3. Tell impacted employees there will be ambiguity for a while, and that change leaders and supervisors will not have all the answers for some time. This can be challenging. Employees like to have specific, detailed, and concise information. They will push for more details and more information. Employees may also be concerned that the absence of information means the change initiative must not be going well. It’s normal for employees to want a clear vision of what impacts to expect. You need to be consistent and tell them details will come as the journey continues. However, they need to expect some ambiguity in the beginning.

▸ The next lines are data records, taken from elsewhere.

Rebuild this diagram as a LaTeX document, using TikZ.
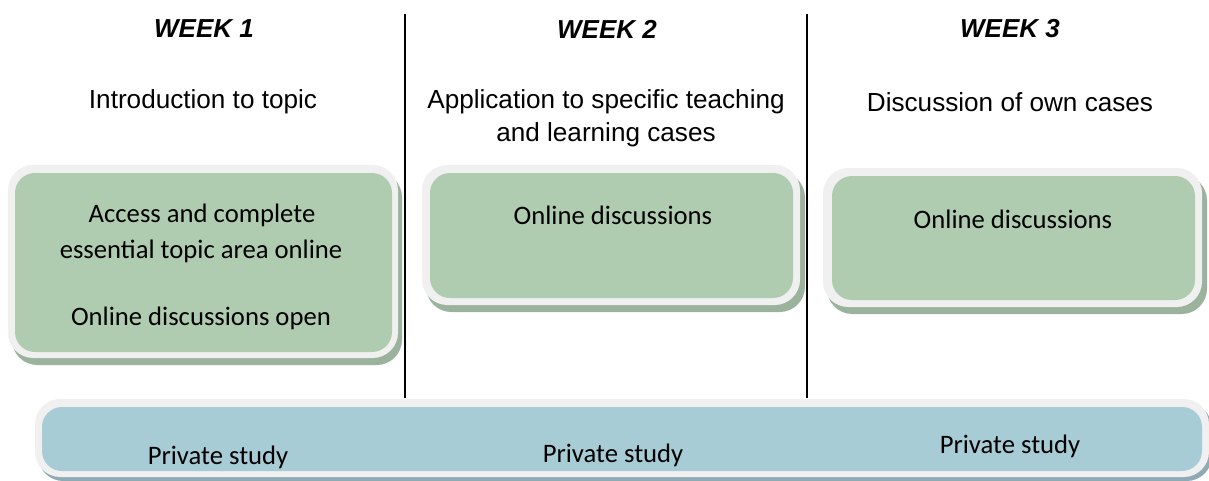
\documentclass[tikz,border=0pt]{standalone}
\usepackage{fontspec}
\setmainfont{Liberation Sans}
\newfontfamily\carlitofont{Carlito}
\definecolor{greenfill}{HTML}{AFCCB0}
\definecolor{greenshadow}{HTML}{9BB29C}
\definecolor{bluefill}{HTML}{A8CCD5}
\definecolor{blueshadow}{HTML}{8EABB3}
\definecolor{rimgray}{HTML}{F0F0F0}
\tikzset{
  weektitle/.style={font=\fontsize{19.5}{23}\selectfont\bfseries\itshape, inner sep=0pt},
  subtitle/.style={font=\fontsize{19.6}{24.75}\selectfont, align=center, inner sep=0pt},
  boxtext/.style={font=\carlitofont\fontsize{20}{26}\selectfont, align=center, inner sep=0pt},
  rim/.style={fill=rimgray, rounded corners=19pt},
  inner/.style={rounded corners=15pt},
  divider/.style={line width=1.1pt, black}
}
\begin{document}
\begin{tikzpicture}[x=0.75pt, y=-0.75pt]
\useasboundingbox (0,0) rectangle (1209,480);
\fill[white] (0,0) rectangle (1209,480);
% dividers
\coordinate (d1t) at (405,14); \coordinate (d1b) at (405,398);
\coordinate (d2t) at (807,14); \coordinate (d2b) at (807,398);
\draw[divider] (d1t) -- (d1b);
\draw[divider] (d2t) -- (d2b);
% titles
\node[weektitle] (w1) at (204,29) {WEEK 1};
\node[weektitle] (w2) at (607,29) {WEEK 2};
\node[weektitle] (w3) at (1010,29) {WEEK 3};
\node[subtitle] (s1) at (203,102) {Introduction to topic};
\node[subtitle] (s2) at (606,118) {Application to specific teaching\\and learning cases};
\node[subtitle] (s3) at (1010,102) {Discussion of own cases};
% box 1
\fill[greenshadow, rounded corners=19pt] (12,172) rectangle (402,365);
\fill[rim] (8,165) rectangle (398,358);
\fill[greenfill, inner] (15,173) rectangle (392,352);
% box 2
\fill[greenshadow, rounded corners=19pt] (426,172) rectangle (805,312);
\fill[rim] (422,165) rectangle (800,305);
\fill[greenfill, inner] (430,173) rectangle (793,298);
% box 3
\fill[greenshadow, rounded corners=19pt] (827,175) rectangle (1207,314);
\fill[rim] (823,168) rectangle (1202,307);
\fill[greenfill, inner] (832,176) rectangle (1195,300);
% bar
\fill[blueshadow, rounded corners=19pt] (38,403) rectangle (1212,481);
\fill[rim] (35,399) rectangle (1209,477);
\fill[bluefill, inner] (42,407) rectangle (1202,471);
% box texts
\node[boxtext] (b1a) at (202,215) {Access and complete};
\node[boxtext] (b1b) at (201,251) {essential topic area online};
\node[boxtext] (b1c) at (201,318) {Online discussions open};
\node[boxtext] (b2) at (613,215) {Online discussions};
\node[boxtext] (b3) at (1013,219) {Online discussions};
\node[boxtext] (p1) at (218,457) {Private study};
\node[boxtext] (p2) at (613,455) {Private study};
\node[boxtext] (p3) at (1010,446) {Private study};
\end{tikzpicture}
\end{document}
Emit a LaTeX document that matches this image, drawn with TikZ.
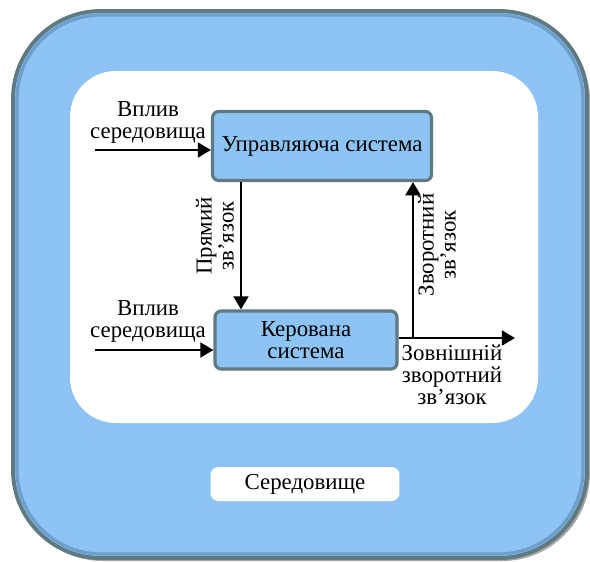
\documentclass[tikz,border=0pt]{standalone}
\usepackage{fontspec}
\setmainfont{Liberation Serif}
\usetikzlibrary{arrows.meta,positioning,shadows}
\definecolor{skyfill}{RGB}{142,196,244}
\definecolor{slateedge}{RGB}{96,122,130}
\definecolor{bevelblue}{RGB}{110,158,204}
\tikzset{>={Triangle[length=7.5pt,width=8.5pt]}}
\tikzset{
  sysbox/.style={draw=slateedge, line width=1.8pt, fill=skyfill, rounded corners=3.5pt,
    align=center, inner sep=0pt, drop shadow={opacity=0.3, shadow xshift=0.8pt, shadow yshift=-0.8pt}},
  flow/.style={->, line width=1.3pt},
  lbl/.style={align=center, font=\fontsize{13}{12.5}\selectfont},
}

\begin{document}
\begin{tikzpicture}[x=0.02cm,y=-0.02cm]
        \useasboundingbox (0,0) rectangle (590,561);
        % environment frame
        \fill[black!35, rounded corners=50pt] (15,13) rectangle (590,561);
        \draw[draw=slateedge, line width=2.2pt, fill=skyfill, rounded corners=50pt] (13,11) rectangle (587,558);
        \draw[draw=bevelblue, line width=1.8pt, rounded corners=48pt] (17,15) rectangle (583,554);
        \fill[white, rounded corners=26pt] (70,71) rectangle (538,423);
        \node[fill=white, rounded corners=4.5pt, minimum width=3.78cm, minimum height=0.68cm, lbl] (env) at (305,484) {Середовище};

        % systems
        \node[sysbox, minimum width=4.38cm, minimum height=1.38cm, lbl] (ctrl) at (322,146) {Управляюча система};
        \node[sysbox, minimum width=3.64cm, minimum height=1.16cm, lbl] (plant) at (306,340) {Керована\\система};

        % inputs
        \coordinate (inA) at (95,150);
        \coordinate (inB) at (95,350);
        \draw[flow] (inA) -- (inA -| ctrl.west);
        \draw[flow] (inB) -- (inB -| plant.west);
        \node[lbl] (envA) at (148,122) {Вплив\\середовища};
        \node[lbl] (envB) at (148,321) {Вплив\\середовища};

        % direct link
        \coordinate (dl) at (241,0);
        \draw[flow] (dl |- ctrl.south) -- (dl |- plant.north);
        \node[lbl, rotate=90] (direct) at (215,236) {Прямий\\зв’язок};

        % output and feedback
        \coordinate (out) at (515,338);
        \coordinate (fb) at (413,338);
        \draw[flow] (out -| plant.east) -- (out);
        \draw[flow] (fb) -- (fb |- ctrl.south);
        \node[lbl, rotate=90] (feedback) at (437,245) {Зворотний\\зв’язок};
        \node[lbl] (extfb) at (452,375) {Зовнішній\\зворотний\\зв’язок};
      \end{tikzpicture}
\end{document}
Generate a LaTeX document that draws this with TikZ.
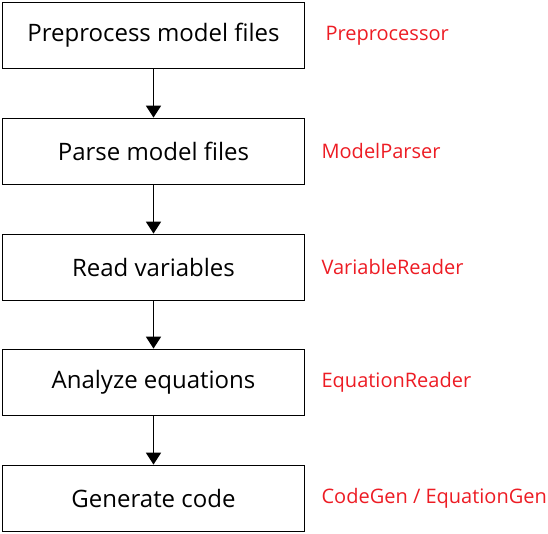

4. Ensure that all employees understand that everyone from top-level execs to front-line employees will be engaged and accountable for implementing the changes. Impacted employees and top-level execs often both assume the change team is responsible for the success of the change and tend to be passive. Everyone must actively participate.
5. Set up very specific two-way communication channels at the beginning of the change initiative and instruct all employees to actually use those channels. This helps reduce the amount of time they ask you for one-off conversations. As change leaders, you will automatically become counselors and mediators. This allows for open yet organized communication as you’re overcoming organization change challenges as a team.
Overcoming Organizational Change Challenges As a Change Leader
1. Make sure you control the messaging/narrative of the change. Keep a vigilant eye on the narrative that others try to put out there. When people receive little communication they will fill in the blanks with what one of my mentors called “the horror theater of the mind.” Be in front of and control the narrative, constantly assuring people you are following the plan and they need to trust the process.
2. As a change leader, make sure you take the approach that leading the change is a 9 to 5 role. You must turn it off and regroup at the end of each day. As a result, you can keep your perspective while instilling a proper perspective for your team. Remember, this a marathon, not a sprint. Take care of yourself in healthy ways.
Now you might say this post seems a little scary for change leaders. In reality, this content demonstrates that you’re working with human beings and therefore need to take a different approach when asking employees to change.
If you take a proactive, intentional approach to leading change and you have the right perspective, you will have greater control, be better prepared, and feel much less stress in the long run. It will be a challenge, but it will be a challenge you’re ready to face. The rewards for you and your company will prove well worth it!